Jul 2, 2015

Gigantic Sinkholes Dot Surface of Rosetta's Comet

Scientists have found gigantic sinkholes more than 200 yards (183 meters) in diameter -- twice the length of a football field -- and just about as deep breaking the surface of the comet being studied by the orbiting Rosetta spacecraft.

“The really cool thing about these sinkholes is that you can stare right into that comet. It’s just crazy. You can see a lot of features in the walls,” University of Maryland planetary scientist Dennis Bodewits told Discovery News.

The pits have near-circular openings, cylindrical shapes and steep walls. At least one of the 18 holes seems to be on a steep angle. Some are active, spewing out jets of dust from their walls or floors.

“Finding the pits was a total surprise,” said space physicist Paul Weissman, with NASA’s Jet Propulsion Laboratory in California.

Scientists suspect the pits are sinkholes that formed when material near the comet’s surface collapsed. The comet’s nucleus is only about half as dense as solid water ice, with an interior that is believed to be mostly empty space.

The comet, known as 67P/Churyumov-Gerasimenko, is is thought to be a "rubble pile" of boulder-sized chunks of silicates and organics that came together to form the comet’s body.

Once the pits form, newly exposed material escapes to space, causing the walls to slowly widen, scientists theorize.

“A fresh cometary surface will have a ragged structure with many pits, while an evolved surface will look smoother,” Jean-Baptiste Vincent, with Germany’s Max Planck Institute for Solar System Research, and colleagues write in this week’s Nature.

“I think they are sinkholes, but I don’t know that for certain,” Weissman, who was not involved in the research, told Discovery News.

“The mass we’ve seen in outbursts from this comet so far is not enough to empty one of these sinkholes,” he said. “Also, also if you look at the surface around the pits, there’s no evidence of debris having been thrown out and then falling back on to the comet. So that leaves us sinkholes. I don’t know that anyone has come up with any other explanation of how they may have formed. I think it’s a good explanation, but we don’t know for certain.”

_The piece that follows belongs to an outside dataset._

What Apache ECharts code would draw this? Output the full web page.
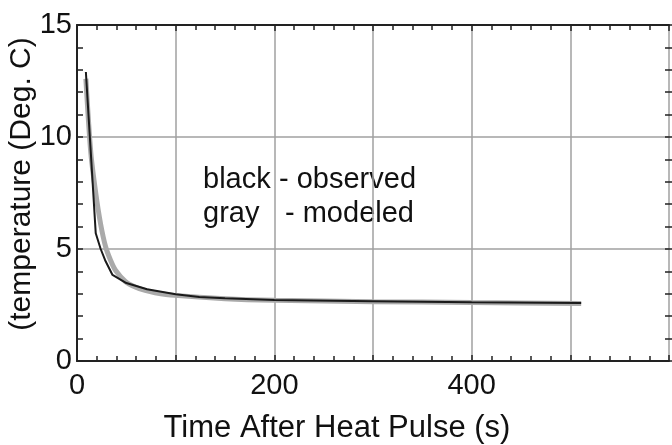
<!DOCTYPE html>
<html>
<head>
<meta charset="utf-8">
<script src="https://cdn.jsdelivr.net/npm/echarts@6/dist/echarts.min.js"></script>
<style>
html,body{margin:0;padding:0;background:#fff;}
#chart{width:672px;height:445px;}
</style>
</head>
<body>
<div id="chart"></div>
<script>
// Observed (black) series
const obsTime = [9, 19, 24, 28.5, 36, 50, 71, 100, 124, 150, 200, 300, 400, 511];
const obsTemp = [12.9, 5.7, 5.0, 4.5, 3.84, 3.48, 3.2, 2.98, 2.86, 2.8, 2.72, 2.67, 2.62, 2.59];
// Modeled (gray) series
const modTime = [9, 14, 19, 24, 29, 34, 39, 49, 59, 69, 79, 99, 150, 200, 300, 400, 511];
const modTemp = [12.6, 9.3, 7.5, 6.1, 5.1, 4.5, 4.05, 3.55, 3.3, 3.15, 3.05, 2.93, 2.78, 2.71, 2.65, 2.61, 2.57];
// Axis settings
const xTickLabels = [0, 200, 400];
const yTickLabels = [0, 5, 10, 15];
const xTitle = 'Time After Heat Pulse (s)';
const yTitle = '(temperature (Deg. C)';
const noteLines = [['black', '- observed'], ['gray', '- modeled']];

const FONT = '"Liberation Sans", Arial, sans-serif';
const AXC = '#222';
const GRIDC = '#a0a0a0';

const chart = echarts.init(document.getElementById('chart'), null, {renderer: 'canvas'});

function baseX(pos, showLabels) {
  return {
    type: 'value', position: pos, min: 0, max: 600, interval: 100,
    axisLine: {show: true, onZero: false, lineStyle: {color: AXC, width: 2}},
    axisTick: {show: true, inside: true, length: 6, lineStyle: {color: AXC, width: 1.5}},
    minorTick: {show: true, splitNumber: 5, length: 5, lineStyle: {color: AXC, width: 1.5}},
    splitLine: {show: showLabels, lineStyle: {color: GRIDC, width: 1.5}},
    axisLabel: showLabels ? {
      show: true, margin: 10, color: '#111', fontSize: 29, fontFamily: FONT,
      formatter: v => xTickLabels.indexOf(v) >= 0 ? String(v) : ''
    } : {show: false}
  };
}
function baseY(pos, showLabels) {
  const tl = showLabels ? 6 : 8;
  return {
    type: 'value', position: pos, min: 0, max: 15, interval: 5,
    offset: showLabels ? 0 : 4,
    axisLine: {show: true, onZero: false, lineStyle: {color: AXC, width: 2}},
    axisTick: {show: true, inside: true, length: tl, lineStyle: {color: AXC, width: 1.5}},
    minorTick: {show: true, splitNumber: 5, length: tl, lineStyle: {color: AXC, width: 1.5}},
    splitLine: {show: showLabels, lineStyle: {color: GRIDC, width: 1.5}},
    axisLabel: showLabels ? {
      show: true, margin: 5, color: '#111', fontSize: 29, fontFamily: FONT,
      formatter: v => yTickLabels.indexOf(v) >= 0 ? String(v) : ''
    } : {show: false}
  };
}

const graphics = [
  {type: 'text', x: 337, y: 428, style: {text: xTitle, font: '31px ' + FONT, fill: '#111', textAlign: 'center', textVerticalAlign: 'middle'}},
  {type: 'text', x: 22, y: 184, rotation: Math.PI / 2, style: {text: yTitle, font: '30px ' + FONT, fill: '#111', textAlign: 'center', textVerticalAlign: 'middle'}}
];
const noteX = [203, 279, 203, 285];
const noteY = [180, 180, 214, 214];
let k = 0;
noteLines.forEach(line => {
  line.forEach(t => {
    graphics.push({type: 'text', x: noteX[k], y: noteY[k], style: {text: t, font: '29px ' + FONT, fill: '#111', textAlign: 'left', textVerticalAlign: 'middle'}});
    k++;
  });
});

chart.setOption({
  animation: false,
  backgroundColor: '#fff',
  grid: {left: 77, top: 25, width: 597, height: 336, containLabel: false},
  xAxis: [baseX('bottom', true), baseX('top', false)],
  yAxis: [baseY('left', true), baseY('right', false)],
  series: [
    {type: 'line', name: 'modeled', xAxisIndex: 0, yAxisIndex: 0, smooth: 0.3, symbol: 'none',
     lineStyle: {color: '#aaaaaa', width: 5}, data: modTime.map((t, i) => [t, modTemp[i]])},
    {type: 'line', name: 'observed', xAxisIndex: 0, yAxisIndex: 0, smooth: false, symbol: 'none',
     lineStyle: {color: '#1a1a1a', width: 2}, data: obsTime.map((t, i) => [t, obsTemp[i]])}
  ],
  graphic: graphics
});
</script>
</body>
</html>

Similar circular features were found on comets Wild-2 (pronounced “Vilt 2”) and Tempel-1, which were visited by NASA’s Stardust and Deep Impact space probes, respectively. Those depressions, however, were not nearly as deep as the cavities found on 67P, which Europe’s Rosetta spacecraft has been circling since August 2014.

“That suggested that these were older surfaces, older features that had been eroded and filled in,” Bodewits said.

Based in the size and location of 67P’s pits, scientists suspect some variation in materials or structure a few hundred yards beneath the surface.